Here’s a quick quiz question for you:
What word can you take four letters away from, and still end up with the same sounding word?
Answer: Queue
According to research by The Telegraph, we Brits spend 6 months of our life queuing – probably more if you use the London Underground – although I’m not sure that this is strictly queuing, it’s more like a blood sport.
After discussing the weather, a fascination with queuing is our second most popular national trait – with some other peaches like:
- getting drunk
- moaning
- wanting our sports teams to fail and
- a love of curtain twitching
Waiting in line can be frustrating, in fact waiting for anything is – for example, waiting to cross the road at a pedestrian crossing. But did you know that, depending on how busy a junction is, pressing the button has no effect at all? It’s a placebo, to make you feel like your somehow involved.
Which just makes it even more frustrating.

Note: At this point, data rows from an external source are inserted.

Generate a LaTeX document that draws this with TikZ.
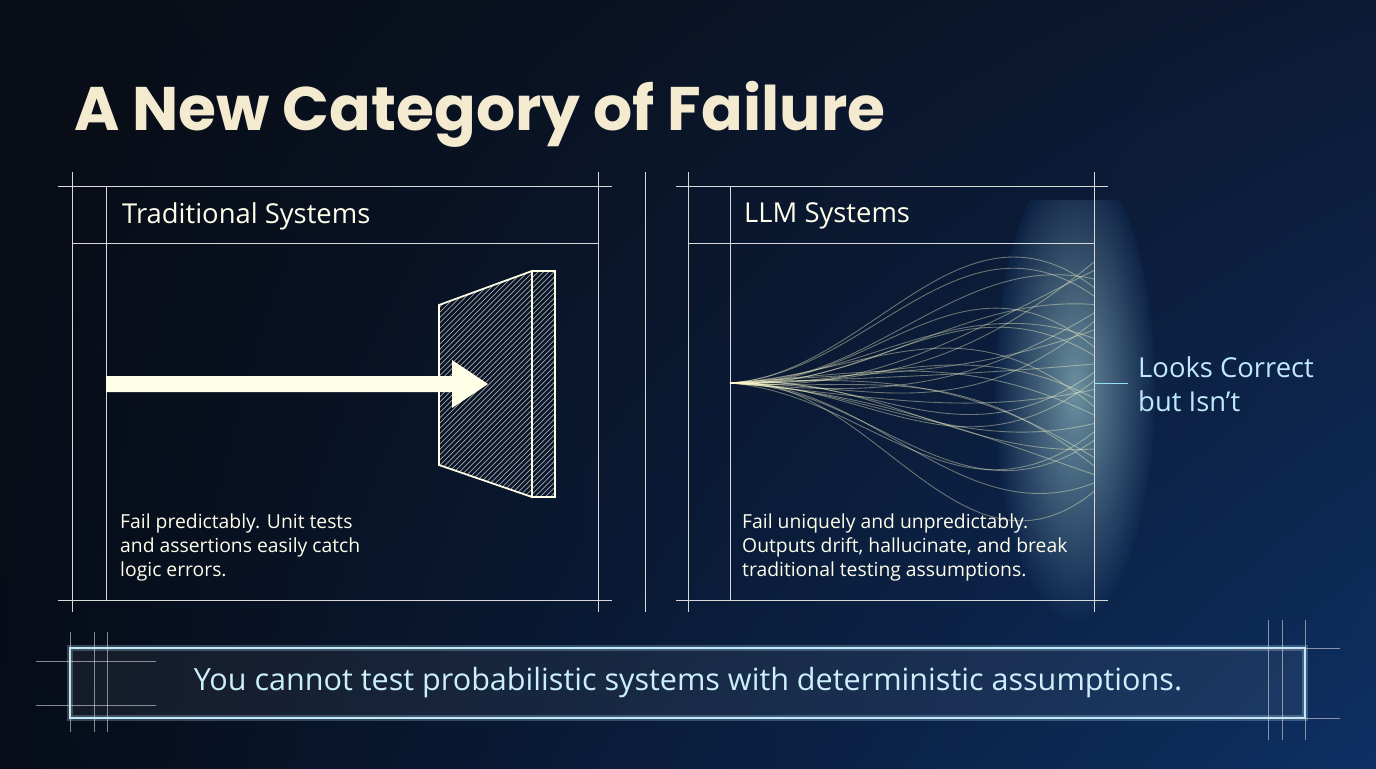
\documentclass[tikz,border=0pt]{standalone}
\usepackage{fontspec}
\setmainfont{Open Sans}
\newfontfamily\headfont{Poppins}
\usetikzlibrary{arrows.meta}
\usetikzlibrary{calc}
\usetikzlibrary{patterns}
\usetikzlibrary{shadings}
\definecolor{bgtl}{RGB}{8,12,20}
\definecolor{bgtr}{RGB}{12,26,52}
\definecolor{bgbl}{RGB}{6,12,24}
\definecolor{bgbr}{RGB}{14,48,100}
\definecolor{glowbg}{RGB}{14,40,80}
\definecolor{cream}{RGB}{244,234,208}
\begin{document}
\begin{tikzpicture}[x=0.02cm, y=-0.02cm,
        frame_style/.style={draw=white!70!gray, line width=0.45pt},
        glow_style/.style={draw=cyan!25!white, line width=1.2pt},
        head_style/.style={anchor=west, text=white!92!yellow, font=\fontsize{15.6}{18}\selectfont},
        body_style/.style={anchor=north west, align=left, text=white!92!yellow, font=\fontsize{11}{13.6}\selectfont},
        fan_style/.style={draw=white!80!yellow, line width=0.5pt, opacity=0.4}]

        % background
        \shade[upper left=bgtl, upper right=bgtr, lower left=bgbl, lower right=bgbr]
               (0,0) rectangle (1376,768);
        \useasboundingbox (0,0) rectangle (1376,768);

        \node [anchor=base west, text=cream, font=\headfont\bfseries\fontsize{35}{40}\selectfont] (title) at (68,130) {A New Category of Failure};

        % left panel
        \draw [frame_style] (58,186) -- (612,186);
        \draw [frame_style] (58,600) -- (612,600);
        \draw [frame_style] (72,243) -- (598,243);
        \draw [frame_style] (72,172) -- (72,612);
        \draw [frame_style] (106,186) -- (106,600);
        \draw [frame_style] (598,172) -- (598,612);
        \node [head_style] (tradhead) at (116,216) {Traditional Systems};
        \node [body_style] (tradtext) at (114,508) {Fail predictably. Unit tests\\and assertions easily catch\\logic errors.};

        % wall
        \filldraw [draw=white!90!yellow, line width=1pt, pattern=north east lines, pattern color=gray!70]
                (439,305) -- (532,271) -- (532,497) -- (439,465) -- cycle;
        \filldraw [draw=white!90!yellow, line width=1pt, pattern=north east lines, pattern color=gray!70]
                (532,271) rectangle (555,497);
        \coordinate (arrowtip) at (488,384);
        \fill [white!90!yellow] (106,376) -- (452,376) -- (452,360) -- (arrowtip) -- (452,408) -- (452,392) -- (106,392) -- cycle;

        % divider
        \draw [frame_style] (645,172) -- (645,612);

        % right panel
        \begin{scope}
          \clip (900,200) rectangle (1200,640);
          \shade [inner color=white!80!cyan, outer color=glowbg, opacity=0.5]
                (1075,390) ellipse (80 and 230);
        \end{scope}
        \draw [frame_style] (676,186) -- (1108,186);
        \draw [frame_style] (676,600) -- (1108,600);
        \draw [frame_style] (688,243) -- (1094,243);
        \draw [frame_style] (688,172) -- (688,612);
        \draw [frame_style] (730,186) -- (730,600);
        \draw [frame_style] (1094,172) -- (1094,612);
        \node [head_style] (llmhead) at (738,216) {LLM Systems};
        \node [body_style] (llmtext) at (736,508) {Fail uniquely and unpredictably.\\Outputs drift, hallucinate, and break\\traditional testing assumptions.};

        % fan of outputs
        \coordinate (origin) at (730,383);
        \foreach \i in {0,...,27} {
            \pgfmathsetmacro{\ey}{262+\i*8.5}
            \pgfmathsetmacro{\ca}{383+12*sin(\i*77)}
            \pgfmathsetmacro{\cb}{\ey+110*cos(\i*53)}
            \draw [fan_style] (origin) .. controls (870,\ca) and (960,\cb) .. (1094,\ey);
        }
        \draw [frame_style, cyan!40!white] (1094,383) -- (1128,383);
        \node [anchor=west, align=left, text=cyan!25!white, font=\fontsize{15.6}{19.5}\selectfont] (verdict) at (1132,384) {Looks Correct\\but Isn’t};

        % banner
        \fill [white, opacity=0.06] (70,648) rectangle (1305,718);
        \draw [glow_style, line width=3pt, opacity=0.25] (70,648) rectangle (1305,718);
        \draw [glow_style] (70,648) rectangle (1305,718);
        \foreach \x in {70,94,107} \draw [frame_style, draw opacity=0.6] (\x,632) -- (\x,732);
        \foreach \y in {661,705} \draw [frame_style, draw opacity=0.6] (36,\y) -- (156,\y);
        \foreach \x in {1268,1282,1305} \draw [frame_style, draw opacity=0.6] (\x,620) -- (\x,740);
        \foreach \y in {648,718} \draw [frame_style, draw opacity=0.6] (1230,\y) -- (1340,\y);
        \node [text=cyan!20!white, font=\fontsize{17.4}{20}\selectfont] (claim) at (688,683) {You cannot test probabilistic systems with deterministic assumptions.};
\end{tikzpicture}
\end{document}
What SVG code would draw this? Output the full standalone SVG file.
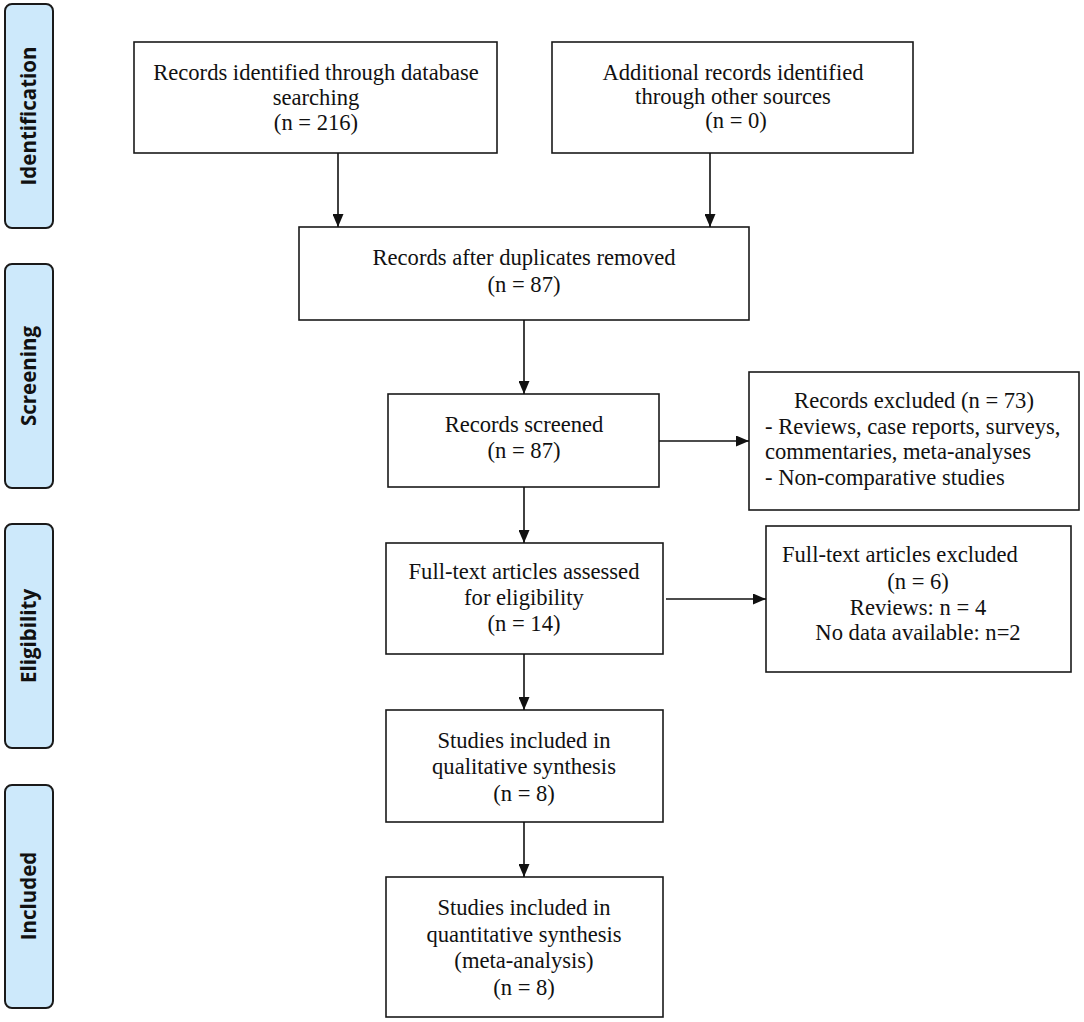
<svg xmlns="http://www.w3.org/2000/svg" width="1084" height="1022" viewBox="0 0 1084 1022">
<style>
.bar{fill:#cde9fb;stroke:#1a1a1a;stroke-width:2}
.bl{font-family:"Open Sans","Liberation Sans",sans-serif;font-weight:bold;font-size:20.5px;fill:#111;text-anchor:middle}
.box{fill:#fff;stroke:#1a1a1a;stroke-width:1.6}
.t{font-family:"Liberation Serif","Times New Roman",serif;font-size:22.6px;fill:#111;text-anchor:middle}
.tl{font-family:"Liberation Serif","Times New Roman",serif;font-size:22.6px;fill:#111;text-anchor:start}
.c{stroke:#111;stroke-width:1.6;fill:none;marker-end:url(#ah)}
</style>
<defs>
<marker id="ah" viewBox="0 0 13 11" refX="13" refY="5.5" markerWidth="13" markerHeight="11" markerUnits="userSpaceOnUse" orient="auto">
<path d="M0,0 L13,5.5 L0,11 Z" fill="#111"/>
</marker>
</defs>
<rect width="1084" height="1022" fill="#fff"/>
<g id="stage-identification"><rect class="bar" x="5" y="4" width="48" height="224" rx="7"/><text class="bl" transform="translate(36,116) rotate(-90)">Identification</text></g>
<g id="stage-screening"><rect class="bar" x="5" y="264" width="48" height="224" rx="7"/><text class="bl" transform="translate(36,376) rotate(-90)">Screening</text></g>
<g id="stage-eligibility"><rect class="bar" x="5" y="524" width="48" height="224" rx="7"/><text class="bl" transform="translate(36,636) rotate(-90)">Eligibility</text></g>
<g id="stage-included"><rect class="bar" x="5" y="785" width="48" height="223" rx="7"/><text class="bl" transform="translate(36,896) rotate(-90)">Included</text></g>

<g id="n-database"><rect class="box" x="134" y="42" width="363" height="111"/>
<text class="t" x="316" y="80">Records identified through database</text>
<text class="t" x="316" y="105">searching</text>
<text class="t" x="316" y="130">(n = 216)</text></g>
<g id="n-other"><rect class="box" x="552" y="42" width="361" height="111"/>
<text class="t" x="733" y="80">Additional records identified</text>
<text class="t" x="733" y="104">through other sources</text>
<text class="t" x="736" y="128">(n = 0)</text></g>
<g id="n-dup"><rect class="box" x="299" y="227" width="450" height="93"/>
<text class="t" x="524" y="265">Records after duplicates removed</text>
<text class="t" x="524" y="292">(n = 87)</text></g>
<g id="n-screened"><rect class="box" x="388" y="394" width="271" height="93"/>
<text class="t" x="524" y="432">Records screened</text>
<text class="t" x="524" y="458">(n = 87)</text></g>
<g id="n-excluded"><rect class="box" x="749" y="372" width="330" height="138"/>
<text class="t" x="914" y="408">Records excluded (n = 73)</text>
<text class="tl" x="765" y="434">- Reviews, case reports, surveys,</text>
<text class="tl" x="765" y="459">commentaries, meta-analyses</text>
<text class="tl" x="765" y="485">- Non-comparative studies</text></g>
<g id="n-fulltext"><rect class="box" x="386" y="543" width="277" height="111"/>
<text class="t" x="524" y="579">Full-text articles assessed</text>
<text class="t" x="524" y="605">for eligibility</text>
<text class="t" x="524" y="631">(n = 14)</text></g>
<g id="n-ftexcluded"><rect class="box" x="766" y="526" width="305" height="146"/>
<text class="tl" x="782" y="562">Full-text articles excluded</text>
<text class="t" x="918" y="589">(n = 6)</text>
<text class="t" x="918" y="615">Reviews: n = 4</text>
<text class="t" x="918" y="640">No data available: n=2</text></g>
<g id="n-qual"><rect class="box" x="386" y="710" width="277" height="112"/>
<text class="t" x="524" y="748">Studies included in</text>
<text class="t" x="524" y="774">qualitative synthesis</text>
<text class="t" x="524" y="801">(n = 8)</text></g>
<g id="n-quant"><rect class="box" x="386" y="877" width="277" height="140"/>
<text class="t" x="524" y="915">Studies included in</text>
<text class="t" x="524" y="942">quantitative synthesis</text>
<text class="t" x="524" y="968">(meta-analysis)</text>
<text class="t" x="524" y="995">(n = 8)</text></g>

<g id="connectors">
<line class="c" x1="338" y1="153" x2="338" y2="227"/>
<line class="c" x1="710" y1="153" x2="710" y2="227"/>
<line class="c" x1="524" y1="320" x2="524" y2="394"/>
<line class="c" x1="659" y1="441" x2="749" y2="441"/>
<line class="c" x1="524" y1="487" x2="524" y2="543"/>
<line class="c" x1="666" y1="599" x2="766" y2="599"/>
<line class="c" x1="524" y1="654" x2="524" y2="710"/>
<line class="c" x1="524" y1="822" x2="524" y2="877"/>
</g>
</svg>
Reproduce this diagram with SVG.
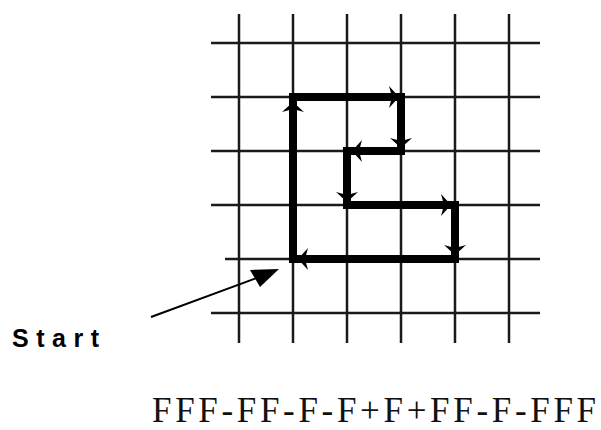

Another fact about pedestrian crossing – do you know about the secret button?
Anyway, back to queuing.
No-one seems to know where the British fascination with queuing comes from, but it seems that World War II appears to have cemented our reputation as civilized queuers. Rationing played a big part on this, where [very] long queues would form in the hope of getting whatever it was that was available – some people often joined the end of a queue without knowing exactly what it was for, they just hoped it would be something useful!
There have been a couple of literary observations made about queuing. George Orwell imagined a foreign observer would be struck by the English crowd’s “willingness to form queues”, and British author George Mikes wrote in his 1946 book How to be an Alien that “an Englishman, even if he is alone, forms an orderly queue of one”.
Some would argue though that whilst we are always keen to form a queue, we’re not so good at waiting in them – might be a bit extremist, but just ask anyone in the kebab house queue, late on a Saturday night, when someone barges to the front and orders “Large Doner, fully loaded – flood it with chili sauce”!
The key with queuing is making people think that they have not waited less time than they actually have. Some companies install TVs for you to watch in the queue – although this can feel as though you’re being sold to. I was recently in a McDonalds and they had installed tablets to distract you, or at least distract my kids whilst we waited.
How quickly customers are served can be a driver of satisfaction, or more accurately a driver of dissatisfaction – you don’t get massive praise for there not being a queue.
So the more you do to reduce the wait, or at least help to reduce the perception of the wait the better. In a recent study, it was found that where there appears to be no steps made to reduce waiting time, people will over estimate their wait by 25%, so if they actually waited 4 minutes they believe they waited for 5, if they waited 20 minutes they believe they waited 25 minutes etc.
So at the very least, if you’re in a queue and you can see that people are trying to help, you’ll be more forgiving.
Now queues can take any number of forms:
- Stores – eg queueing in a supermarket or bank
- Telephone – eg being on hold
- On-line – eg waiting for a website page to update or waiting for a reply via social media
In all cases you need to take a critical look at how you can reduce wait times; be that actual wait times or the perception of waiting. Examples could be:
- opening more checkout points in supermarkets
- having a call back option for telephone enquiries – although care needs to be applied as the customer just ends up waiting for the call back as opposed to waiting on hold
Remember though, if you happen to find yourself in a queue whatever you do, do NOT push in.